When we built this voice agent in Mechelen, the thing we kept running into was the gap between what the dispatcher said the rules were and what the rules actually were once a shift went sideways at 4am. We solved it by sitting with her on three Wednesday evenings, recording her thinking out loud as she walked through historical cases, and turning that transcript into the filter shown above. That kind of work is the half of AI agents that doesn't get talked about, and it is most of the job.
If you run a dispatch operation, the smallest thing you can do this week is open last week's after-hours call log and count how many of those calls were a yes-or-no question for the right person, asked in the right language. That number is your shift-cover lift.
Key takeaway
Voice agents are no longer about voice. The hard part is encoding the unwritten rules in the dispatcher's head into a filter the agent can call.
FAQ
Why use three language profiles instead of one multilingual prompt?
A single multilingual setup tends to land in the wrong language about 4% of the time at 5am over phone audio. Separate profiles with hard language detection on the first two seconds were more reliable for us.
What happens when the voice agent runs out of eligible candidates?

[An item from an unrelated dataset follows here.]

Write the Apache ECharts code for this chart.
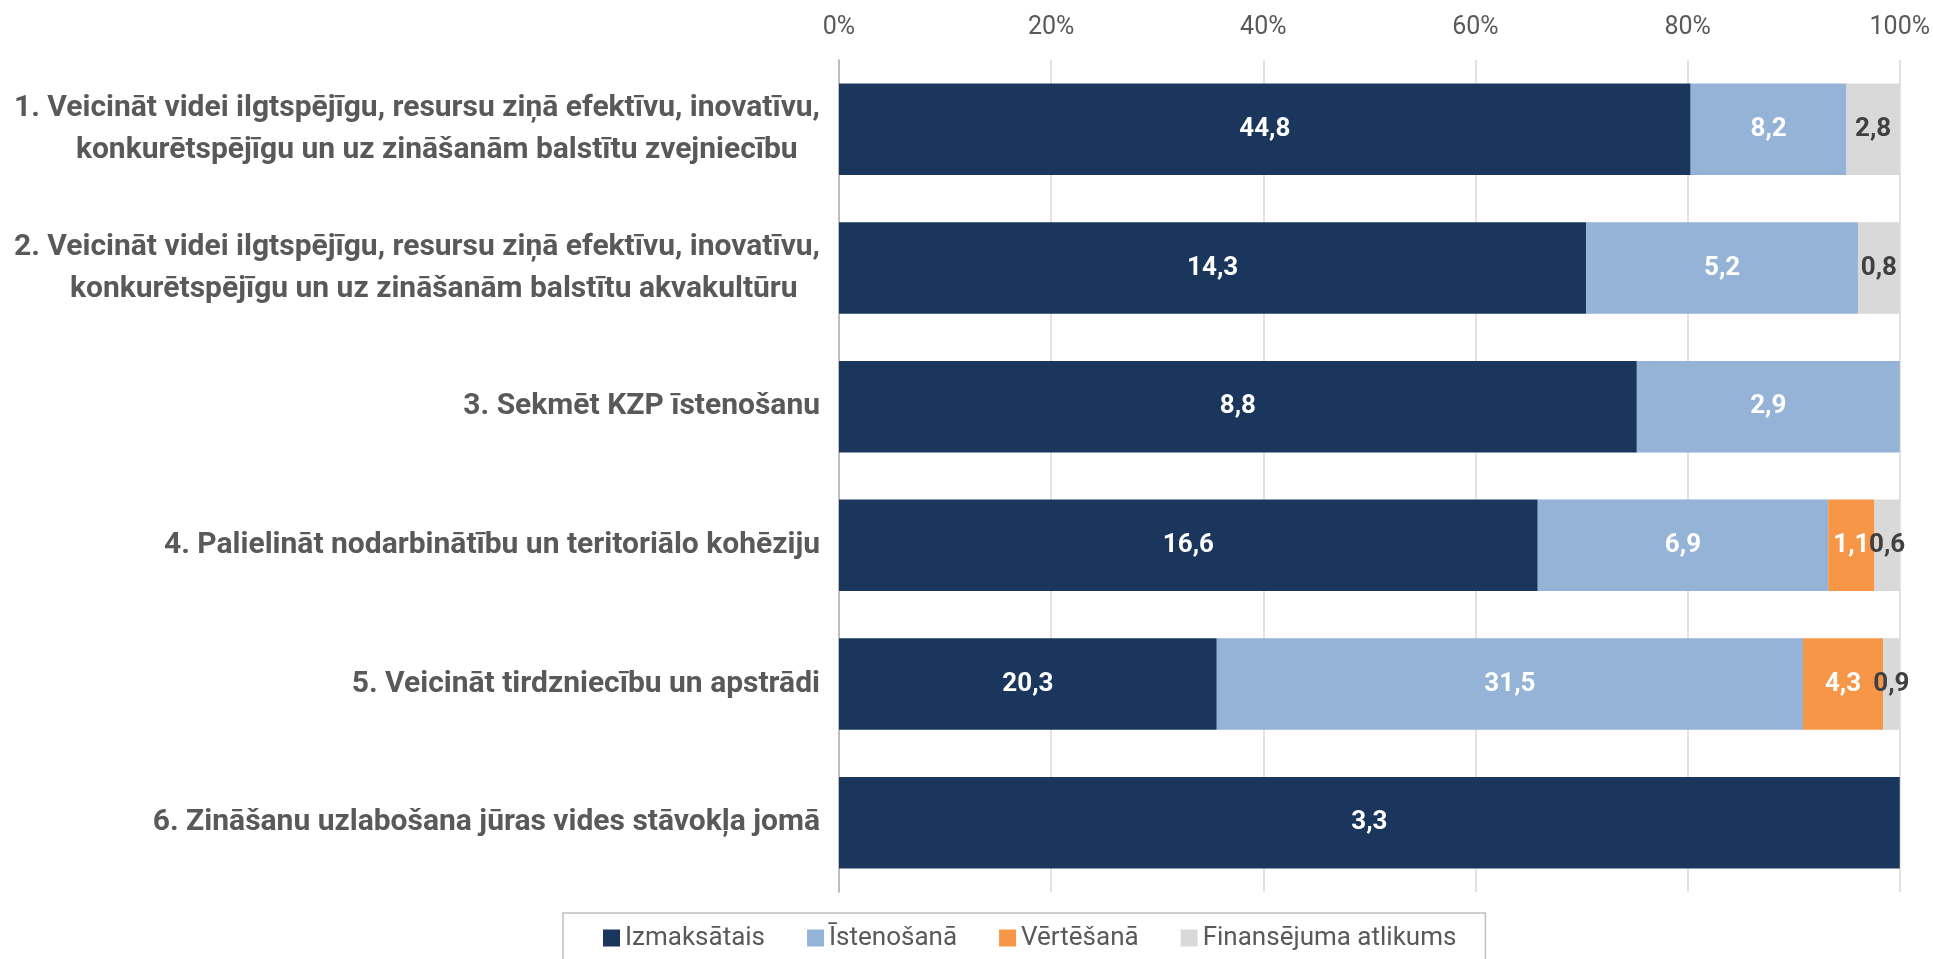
<!DOCTYPE html>
<html><head><meta charset="utf-8">
<script src="https://cdn.jsdelivr.net/npm/echarts@6/dist/echarts.min.js"></script>
<style>html,body{margin:0;padding:0;background:#fff}#c{width:1933px;height:959px}</style>
</head><body><div id="c"></div>
<script>
const categories = [
  "1. Veicināt videi ilgtspējīgu, resursu ziņā efektīvu, inovatīvu,\nkonkurētspējīgu un uz zināšanām balstītu zvejniecību",
  "2. Veicināt videi ilgtspējīgu, resursu ziņā efektīvu, inovatīvu,\nkonkurētspējīgu un uz zināšanām balstītu akvakultūru",
  "3. Sekmēt KZP īstenošanu",
  "4. Palielināt nodarbinātību un teritoriālo kohēziju",
  "5. Veicināt tirdzniecību un apstrādi",
  "6. Zināšanu uzlabošana jūras vides stāvokļa jomā"
];
const seriesNames = ["Izmaksātais", "Īstenošanā", "Vērtēšanā", "Finansējuma atlikums"];
const izmaksatais = [44.8, 14.3, 8.8, 16.6, 20.3, 3.3];
const istenosana  = [8.2, 5.2, 2.9, 6.9, 31.5, 0];
const vertesana   = [0, 0, 0, 1.1, 4.3, 0];
const atlikums    = [2.8, 0.8, 0, 0.6, 0.9, 0];
const xTicks = [0, 20, 40, 60, 80, 100];

const raw = [izmaksatais, istenosana, vertesana, atlikums];
const totals = categories.map((_, i) => raw.reduce((s, a) => s + a[i], 0));
const colors = ["#1b365d", "#95b3d7", "#f79646", "#d9d9d9"];
const labelColors = ["#ffffff", "#ffffff", "#ffffff", "#404040"];
const FONT = "Roboto, sans-serif";

const chart = echarts.init(document.getElementById('c'));
chart.setOption({
  animation: false,
  backgroundColor: '#fff',
  grid: { left: 839, right: 32, top: 60, height: 832, containLabel: false },
  xAxis: {
    type: 'value', position: 'top', min: xTicks[0], max: xTicks[xTicks.length - 1], interval: 20,
    axisLine: { show: false }, axisTick: { show: false },
    axisLabel: { formatter: '{value}%', color: '#595959', fontSize: 25, fontFamily: FONT, margin: 20 },
    splitLine: { show: true, lineStyle: { color: '#d9d9d9', width: 1.5 } }
  },
  yAxis: {
    type: 'category', inverse: true, data: categories,
    axisLine: { show: true, lineStyle: { color: '#bfbfbf', width: 2 } },
    axisTick: { show: false },
    axisLabel: {
      color: '#595959', fontSize: 30, fontWeight: 'bold', fontFamily: FONT, margin: 19, lineHeight: 42, align: 'right',
      formatter: v => v.split('\n').map((l, i) => i > 0 ? l + '\u00a0\u00a0\u00a0' : l).join('\n')
    }
  },
  legend: {
    bottom: -12, left: 563, orient: 'horizontal',
    data: seriesNames,
    icon: 'rect', itemWidth: 17, itemHeight: 17, itemGap: 42,
    borderColor: '#bfbfbf', borderWidth: 1.5,
    padding: [12, 29, 20, 40],
    textStyle: { color: '#595959', fontSize: 26, fontFamily: FONT }
  },
  series: raw.map((arr, k) => ({
    name: seriesNames[k], type: 'bar', stack: 'total', barWidth: '66%',
    itemStyle: { color: colors[k] },
    data: arr.map((v, i) => ({ value: v / totals[i] * 100, raw: v })),
    label: {
      show: true, position: 'inside', color: labelColors[k], fontSize: 26, fontWeight: 'bold', fontFamily: FONT,
      formatter: p => p.data.raw > 0 ? p.data.raw.toFixed(1).replace('.', ',') : ''
    }
  }))
});
</script></body></html>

It escalates to the dispatcher with a summary of who was tried, what they said, and which constraints removed the rest. The dispatcher decides whether to bend a rule or call the client back.
How do you stop the agent from over-promising to clients?
Any commitment (name, ETA, scope) is read back from the Shiftbase record after write, never from the conversation. If the system has not stored it, the agent will not say it on the call.
Can a voice agent like this work without a rostering tool like Shiftbase?
Yes, but most of the build cost moves into wherever the roster does live. A spreadsheet works if it has clean IDs and history. A whiteboard in the office does not.